## To do
Every line of the material below must be repeated exactly.

## Data provided
+ + + +
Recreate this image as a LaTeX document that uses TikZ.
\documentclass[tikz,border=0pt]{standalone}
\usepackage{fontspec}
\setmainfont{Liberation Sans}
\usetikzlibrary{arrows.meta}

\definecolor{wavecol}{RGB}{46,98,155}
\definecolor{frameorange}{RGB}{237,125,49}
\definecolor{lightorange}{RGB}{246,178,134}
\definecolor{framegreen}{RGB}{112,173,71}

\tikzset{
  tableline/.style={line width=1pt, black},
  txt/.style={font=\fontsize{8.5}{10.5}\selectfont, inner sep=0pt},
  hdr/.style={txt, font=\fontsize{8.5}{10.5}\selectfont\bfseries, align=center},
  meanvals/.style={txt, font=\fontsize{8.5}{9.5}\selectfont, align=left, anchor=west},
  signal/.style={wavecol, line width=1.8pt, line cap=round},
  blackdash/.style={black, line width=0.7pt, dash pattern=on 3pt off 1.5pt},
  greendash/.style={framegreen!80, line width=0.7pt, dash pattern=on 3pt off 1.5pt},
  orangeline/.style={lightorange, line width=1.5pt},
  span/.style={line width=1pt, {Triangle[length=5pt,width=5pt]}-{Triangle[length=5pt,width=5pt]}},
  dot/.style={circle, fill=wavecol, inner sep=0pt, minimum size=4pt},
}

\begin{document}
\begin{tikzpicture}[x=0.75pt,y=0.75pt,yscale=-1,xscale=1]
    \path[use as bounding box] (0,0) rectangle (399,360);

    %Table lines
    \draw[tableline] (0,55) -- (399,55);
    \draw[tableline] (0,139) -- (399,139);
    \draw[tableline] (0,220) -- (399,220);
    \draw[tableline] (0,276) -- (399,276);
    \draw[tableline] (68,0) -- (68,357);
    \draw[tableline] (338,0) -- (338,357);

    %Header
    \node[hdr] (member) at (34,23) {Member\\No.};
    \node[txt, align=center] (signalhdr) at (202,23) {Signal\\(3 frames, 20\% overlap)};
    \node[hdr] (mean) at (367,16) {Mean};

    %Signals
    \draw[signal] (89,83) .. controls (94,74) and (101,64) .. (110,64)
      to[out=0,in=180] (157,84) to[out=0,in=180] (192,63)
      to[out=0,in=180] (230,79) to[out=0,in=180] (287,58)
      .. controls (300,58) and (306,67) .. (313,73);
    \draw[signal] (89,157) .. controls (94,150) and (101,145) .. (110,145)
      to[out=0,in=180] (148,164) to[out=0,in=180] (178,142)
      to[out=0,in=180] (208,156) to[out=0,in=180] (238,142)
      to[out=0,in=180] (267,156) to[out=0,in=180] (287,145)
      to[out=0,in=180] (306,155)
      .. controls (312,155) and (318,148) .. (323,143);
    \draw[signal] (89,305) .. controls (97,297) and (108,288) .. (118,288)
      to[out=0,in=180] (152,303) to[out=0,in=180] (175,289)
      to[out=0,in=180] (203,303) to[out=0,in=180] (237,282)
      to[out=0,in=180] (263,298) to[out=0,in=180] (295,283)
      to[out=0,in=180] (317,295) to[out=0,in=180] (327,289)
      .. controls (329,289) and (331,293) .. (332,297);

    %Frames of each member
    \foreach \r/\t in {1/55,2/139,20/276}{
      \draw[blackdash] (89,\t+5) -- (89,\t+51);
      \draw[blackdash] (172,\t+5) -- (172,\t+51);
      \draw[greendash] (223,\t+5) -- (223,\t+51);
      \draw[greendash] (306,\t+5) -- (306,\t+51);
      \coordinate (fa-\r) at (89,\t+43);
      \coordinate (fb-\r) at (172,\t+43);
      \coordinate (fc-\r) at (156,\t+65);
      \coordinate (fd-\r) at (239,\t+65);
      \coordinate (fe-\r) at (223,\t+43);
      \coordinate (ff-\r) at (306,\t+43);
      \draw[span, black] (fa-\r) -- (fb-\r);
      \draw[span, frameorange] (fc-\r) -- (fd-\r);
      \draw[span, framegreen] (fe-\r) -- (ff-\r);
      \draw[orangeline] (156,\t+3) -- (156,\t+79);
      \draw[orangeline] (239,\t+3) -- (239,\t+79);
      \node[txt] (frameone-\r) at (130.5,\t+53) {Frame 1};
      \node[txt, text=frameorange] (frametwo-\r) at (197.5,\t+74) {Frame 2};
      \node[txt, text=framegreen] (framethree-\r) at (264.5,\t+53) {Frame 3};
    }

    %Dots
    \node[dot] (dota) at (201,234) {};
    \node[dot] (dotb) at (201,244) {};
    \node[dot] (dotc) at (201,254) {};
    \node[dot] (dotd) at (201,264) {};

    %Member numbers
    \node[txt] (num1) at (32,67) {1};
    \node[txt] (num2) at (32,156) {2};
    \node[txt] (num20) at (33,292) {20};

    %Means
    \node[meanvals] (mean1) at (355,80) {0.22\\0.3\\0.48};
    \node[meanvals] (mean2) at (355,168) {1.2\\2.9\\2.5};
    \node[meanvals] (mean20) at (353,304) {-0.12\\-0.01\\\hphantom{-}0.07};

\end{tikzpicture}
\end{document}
+ + + +
## Answer in full
Recreate this image as a LaTeX document that uses TikZ.
\documentclass[tikz,border=0pt]{standalone}
\usepackage{fontspec}
\setmainfont{Liberation Sans}
\usetikzlibrary{arrows.meta}

\definecolor{wavecol}{RGB}{46,98,155}
\definecolor{frameorange}{RGB}{237,125,49}
\definecolor{lightorange}{RGB}{246,178,134}
\definecolor{framegreen}{RGB}{112,173,71}

\tikzset{
  tableline/.style={line width=1pt, black},
  txt/.style={font=\fontsize{8.5}{10.5}\selectfont, inner sep=0pt},
  hdr/.style={txt, font=\fontsize{8.5}{10.5}\selectfont\bfseries, align=center},
  meanvals/.style={txt, font=\fontsize{8.5}{9.5}\selectfont, align=left, anchor=west},
  signal/.style={wavecol, line width=1.8pt, line cap=round},
  blackdash/.style={black, line width=0.7pt, dash pattern=on 3pt off 1.5pt},
  greendash/.style={framegreen!80, line width=0.7pt, dash pattern=on 3pt off 1.5pt},
  orangeline/.style={lightorange, line width=1.5pt},
  span/.style={line width=1pt, {Triangle[length=5pt,width=5pt]}-{Triangle[length=5pt,width=5pt]}},
  dot/.style={circle, fill=wavecol, inner sep=0pt, minimum size=4pt},
}

\begin{document}
\begin{tikzpicture}[x=0.75pt,y=0.75pt,yscale=-1,xscale=1]
    \path[use as bounding box] (0,0) rectangle (399,360);

    %Table lines
    \draw[tableline] (0,55) -- (399,55);
    \draw[tableline] (0,139) -- (399,139);
    \draw[tableline] (0,220) -- (399,220);
    \draw[tableline] (0,276) -- (399,276);
    \draw[tableline] (68,0) -- (68,357);
    \draw[tableline] (338,0) -- (338,357);

    %Header
    \node[hdr] (member) at (34,23) {Member\\No.};
    \node[txt, align=center] (signalhdr) at (202,23) {Signal\\(3 frames, 20\% overlap)};
    \node[hdr] (mean) at (367,16) {Mean};

    %Signals
    \draw[signal] (89,83) .. controls (94,74) and (101,64) .. (110,64)
      to[out=0,in=180] (157,84) to[out=0,in=180] (192,63)
      to[out=0,in=180] (230,79) to[out=0,in=180] (287,58)
      .. controls (300,58) and (306,67) .. (313,73);
    \draw[signal] (89,157) .. controls (94,150) and (101,145) .. (110,145)
      to[out=0,in=180] (148,164) to[out=0,in=180] (178,142)
      to[out=0,in=180] (208,156) to[out=0,in=180] (238,142)
      to[out=0,in=180] (267,156) to[out=0,in=180] (287,145)
      to[out=0,in=180] (306,155)
      .. controls (312,155) and (318,148) .. (323,143);
    \draw[signal] (89,305) .. controls (97,297) and (108,288) .. (118,288)
      to[out=0,in=180] (152,303) to[out=0,in=180] (175,289)
      to[out=0,in=180] (203,303) to[out=0,in=180] (237,282)
      to[out=0,in=180] (263,298) to[out=0,in=180] (295,283)
      to[out=0,in=180] (317,295) to[out=0,in=180] (327,289)
      .. controls (329,289) and (331,293) .. (332,297);

    %Frames of each member
    \foreach \r/\t in {1/55,2/139,20/276}{
      \draw[blackdash] (89,\t+5) -- (89,\t+51);
      \draw[blackdash] (172,\t+5) -- (172,\t+51);
      \draw[greendash] (223,\t+5) -- (223,\t+51);
      \draw[greendash] (306,\t+5) -- (306,\t+51);
      \coordinate (fa-\r) at (89,\t+43);
      \coordinate (fb-\r) at (172,\t+43);
      \coordinate (fc-\r) at (156,\t+65);
      \coordinate (fd-\r) at (239,\t+65);
      \coordinate (fe-\r) at (223,\t+43);
      \coordinate (ff-\r) at (306,\t+43);
      \draw[span, black] (fa-\r) -- (fb-\r);
      \draw[span, frameorange] (fc-\r) -- (fd-\r);
      \draw[span, framegreen] (fe-\r) -- (ff-\r);
      \draw[orangeline] (156,\t+3) -- (156,\t+79);
      \draw[orangeline] (239,\t+3) -- (239,\t+79);
      \node[txt] (frameone-\r) at (130.5,\t+53) {Frame 1};
      \node[txt, text=frameorange] (frametwo-\r) at (197.5,\t+74) {Frame 2};
      \node[txt, text=framegreen] (framethree-\r) at (264.5,\t+53) {Frame 3};
    }

    %Dots
    \node[dot] (dota) at (201,234) {};
    \node[dot] (dotb) at (201,244) {};
    \node[dot] (dotc) at (201,254) {};
    \node[dot] (dotd) at (201,264) {};

    %Member numbers
    \node[txt] (num1) at (32,67) {1};
    \node[txt] (num2) at (32,156) {2};
    \node[txt] (num20) at (33,292) {20};

    %Means
    \node[meanvals] (mean1) at (355,80) {0.22\\0.3\\0.48};
    \node[meanvals] (mean2) at (355,168) {1.2\\2.9\\2.5};
    \node[meanvals] (mean20) at (353,304) {-0.12\\-0.01\\\hphantom{-}0.07};

\end{tikzpicture}
\end{document}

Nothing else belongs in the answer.